Oman Shipping Company (OSC), the Sultanate’s high-seas maritime transportation services provider, says it is keenly eyeing emerging opportunities in a number of strategic areas of the country’s economy to drive business growth, as well as diversify its expanding fleet.
According to a top official of the wholly government-owned shipping line, a string of mega developments due to come to fruition in the coming years, alongside other economic initiatives, will spark a strong uptick in cargo volumes that OSC is set to capitalise on.
“Oman is a promising local market, offering different products in different areas,” said Ibrahim al Nadhairi, Acting CEO of the recently integrated Oman Shipping Company & Oman Drydock Company. “At OSC, we want to capitalise on this market; we see growth in a number of sectors — Oil & Gas, chemicals, dry cargo, and logistics.”
Particularly promising for OSC is the Duqm Refinery project — a joint venture of OQ of Oman and Kuwait Petroleum International (KPI) — which is set to double Oman’s refining capacity when it comes on stream in 2023, said Al Nadhairi.

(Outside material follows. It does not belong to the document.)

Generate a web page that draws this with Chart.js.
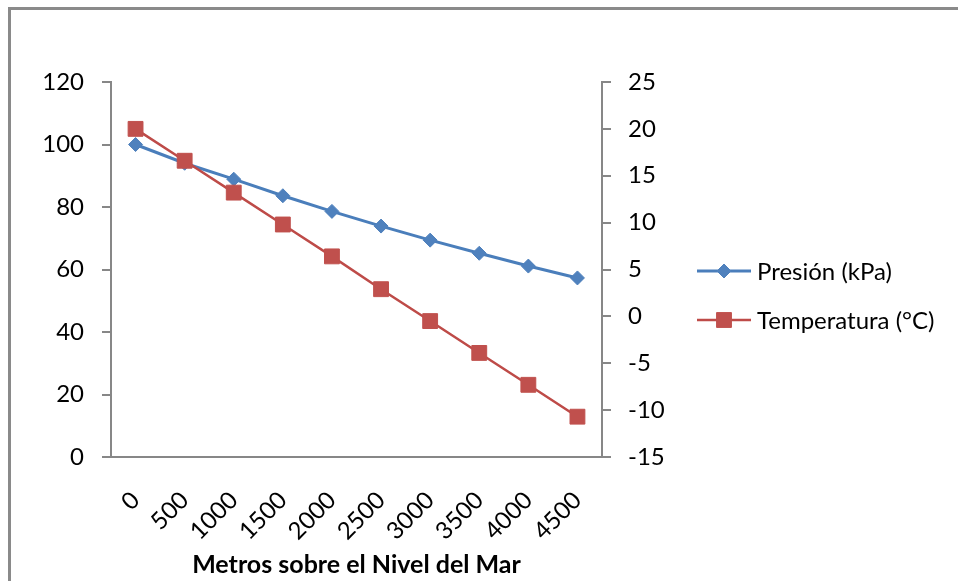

Participating in the 5th Annual Maritime Standard Tanker Conference held last week, the official also listed a number of emerging opportunities that will fuel OSC’s business growth.
“New gas discoveries, the consolidation under way of the mining sector, and increased connectivity between ports (represent business opportunities). It will also allow us to diversify our fleet; we have a portfolio of segments targeted at these businesses. We are building new ships or (acquiring) second hand ones for the different segments of our business.”

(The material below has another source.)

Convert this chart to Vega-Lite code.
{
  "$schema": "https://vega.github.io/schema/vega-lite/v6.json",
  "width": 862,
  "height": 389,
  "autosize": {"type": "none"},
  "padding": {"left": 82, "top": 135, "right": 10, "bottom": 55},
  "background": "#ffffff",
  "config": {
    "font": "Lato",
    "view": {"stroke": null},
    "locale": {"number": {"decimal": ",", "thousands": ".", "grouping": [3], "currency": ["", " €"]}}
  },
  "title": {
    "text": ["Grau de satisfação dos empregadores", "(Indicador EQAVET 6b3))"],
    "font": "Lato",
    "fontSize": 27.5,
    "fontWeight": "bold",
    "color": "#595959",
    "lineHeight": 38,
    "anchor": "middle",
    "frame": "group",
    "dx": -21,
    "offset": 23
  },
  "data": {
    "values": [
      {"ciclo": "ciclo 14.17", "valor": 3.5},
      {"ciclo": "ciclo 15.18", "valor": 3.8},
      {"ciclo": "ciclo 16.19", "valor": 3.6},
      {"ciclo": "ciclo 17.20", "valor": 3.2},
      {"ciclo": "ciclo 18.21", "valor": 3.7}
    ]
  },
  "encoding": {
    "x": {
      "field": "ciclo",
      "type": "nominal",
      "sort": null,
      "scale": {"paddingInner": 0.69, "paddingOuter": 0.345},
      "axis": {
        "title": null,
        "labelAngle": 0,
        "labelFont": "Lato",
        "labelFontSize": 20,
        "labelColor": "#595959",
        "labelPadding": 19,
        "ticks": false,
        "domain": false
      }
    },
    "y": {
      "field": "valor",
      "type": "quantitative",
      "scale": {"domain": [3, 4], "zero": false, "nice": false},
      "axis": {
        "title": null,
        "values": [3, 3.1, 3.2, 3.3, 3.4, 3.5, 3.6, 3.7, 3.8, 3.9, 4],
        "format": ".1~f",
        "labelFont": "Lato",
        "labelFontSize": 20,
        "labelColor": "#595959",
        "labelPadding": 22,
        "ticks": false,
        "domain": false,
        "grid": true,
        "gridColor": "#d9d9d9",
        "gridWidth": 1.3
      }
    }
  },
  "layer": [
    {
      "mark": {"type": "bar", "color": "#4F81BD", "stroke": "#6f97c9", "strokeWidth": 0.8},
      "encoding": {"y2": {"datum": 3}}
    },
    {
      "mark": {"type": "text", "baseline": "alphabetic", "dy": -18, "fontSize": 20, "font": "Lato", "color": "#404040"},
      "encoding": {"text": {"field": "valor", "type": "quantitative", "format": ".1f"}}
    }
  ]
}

OSC, part of Asyad Group, currently has a well-diversified fleet of 54 modern vessels comprising LNG carriers, LPG carriers, Very Large Crude Carriers (VLCCs), product tankers, Very Large Ore Carriers (VLOCs), dry cargo carriers, and container ships.

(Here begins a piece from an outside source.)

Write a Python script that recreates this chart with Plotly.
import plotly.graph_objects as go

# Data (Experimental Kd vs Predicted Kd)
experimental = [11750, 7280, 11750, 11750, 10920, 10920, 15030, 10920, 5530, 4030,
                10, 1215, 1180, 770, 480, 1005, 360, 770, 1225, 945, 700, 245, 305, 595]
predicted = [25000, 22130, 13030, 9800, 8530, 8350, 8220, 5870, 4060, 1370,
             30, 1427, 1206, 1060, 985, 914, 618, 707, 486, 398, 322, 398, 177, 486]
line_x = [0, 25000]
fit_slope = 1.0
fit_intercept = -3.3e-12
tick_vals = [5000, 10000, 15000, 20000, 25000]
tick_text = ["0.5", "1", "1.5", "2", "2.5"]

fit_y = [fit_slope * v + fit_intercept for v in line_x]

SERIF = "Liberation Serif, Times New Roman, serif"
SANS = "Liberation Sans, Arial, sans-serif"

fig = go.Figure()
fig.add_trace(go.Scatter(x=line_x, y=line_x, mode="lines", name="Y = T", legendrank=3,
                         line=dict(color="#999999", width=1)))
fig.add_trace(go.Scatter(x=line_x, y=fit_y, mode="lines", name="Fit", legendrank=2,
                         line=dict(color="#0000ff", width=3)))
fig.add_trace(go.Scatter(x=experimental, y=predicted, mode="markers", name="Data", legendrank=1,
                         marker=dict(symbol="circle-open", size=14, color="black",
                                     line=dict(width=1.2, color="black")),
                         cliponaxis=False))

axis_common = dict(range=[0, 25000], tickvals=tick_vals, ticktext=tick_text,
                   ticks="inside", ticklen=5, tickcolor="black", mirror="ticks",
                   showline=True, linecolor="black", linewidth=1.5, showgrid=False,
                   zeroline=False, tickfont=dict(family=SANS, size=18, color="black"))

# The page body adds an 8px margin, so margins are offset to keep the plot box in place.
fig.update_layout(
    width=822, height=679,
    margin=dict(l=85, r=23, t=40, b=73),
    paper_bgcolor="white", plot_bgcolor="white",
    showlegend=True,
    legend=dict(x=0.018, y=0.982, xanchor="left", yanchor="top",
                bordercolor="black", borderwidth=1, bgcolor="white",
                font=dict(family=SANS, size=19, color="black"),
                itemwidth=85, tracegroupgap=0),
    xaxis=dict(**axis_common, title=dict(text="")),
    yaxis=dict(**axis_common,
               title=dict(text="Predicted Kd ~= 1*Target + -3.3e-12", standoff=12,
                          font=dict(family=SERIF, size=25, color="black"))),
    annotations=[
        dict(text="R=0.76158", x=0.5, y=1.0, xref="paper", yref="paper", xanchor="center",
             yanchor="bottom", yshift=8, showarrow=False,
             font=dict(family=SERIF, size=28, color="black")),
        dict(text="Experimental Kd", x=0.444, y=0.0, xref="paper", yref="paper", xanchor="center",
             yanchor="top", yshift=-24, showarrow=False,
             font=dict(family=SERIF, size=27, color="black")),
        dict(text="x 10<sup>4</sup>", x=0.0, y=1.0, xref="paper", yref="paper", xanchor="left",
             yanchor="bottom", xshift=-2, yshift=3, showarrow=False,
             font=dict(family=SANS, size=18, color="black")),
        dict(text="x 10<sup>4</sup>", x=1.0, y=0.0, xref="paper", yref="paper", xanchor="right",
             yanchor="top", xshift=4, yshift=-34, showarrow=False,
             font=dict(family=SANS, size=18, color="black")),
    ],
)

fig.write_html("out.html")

Two new VLCCs are set to join the fleet over the next two years, bolstering its size to 56 vessels.
Beyond the Sultanate, Oman Shipping is also evaluating opportunities to provide maritime transportation services to companies operating across the wider region, said Al Nadhairi.
“We continue to explore additional cargo opportunities, not only in the Gulf, but also the region and globally. This also helps us a lot in triangulating opportunities and maximising our cargo base.”
Triangulation – the technique of optimising usage of shipping capacity – has contributed to a 30 per cent enhancement of the company’s dry bulk business, according to the Acting CEO.
The practice has been successfully employed in OSC’s dry bulk operations between Oman and Australia, he said.
Oman Shipping Company is owned around 80 per cent by Oman Global Logistics Group (Asyad) with OQ (formerly Oman Oil & Orpic Group) and Oman Rail sharing the balance 20 per cent of the equity in the company.
The group has three subsidiaries: Oman Charter Company, which oversees the group’s commercial operations; Oman Ship Management Company (OSMC), which provides technical management services; and Oman Container Line to support its new container business.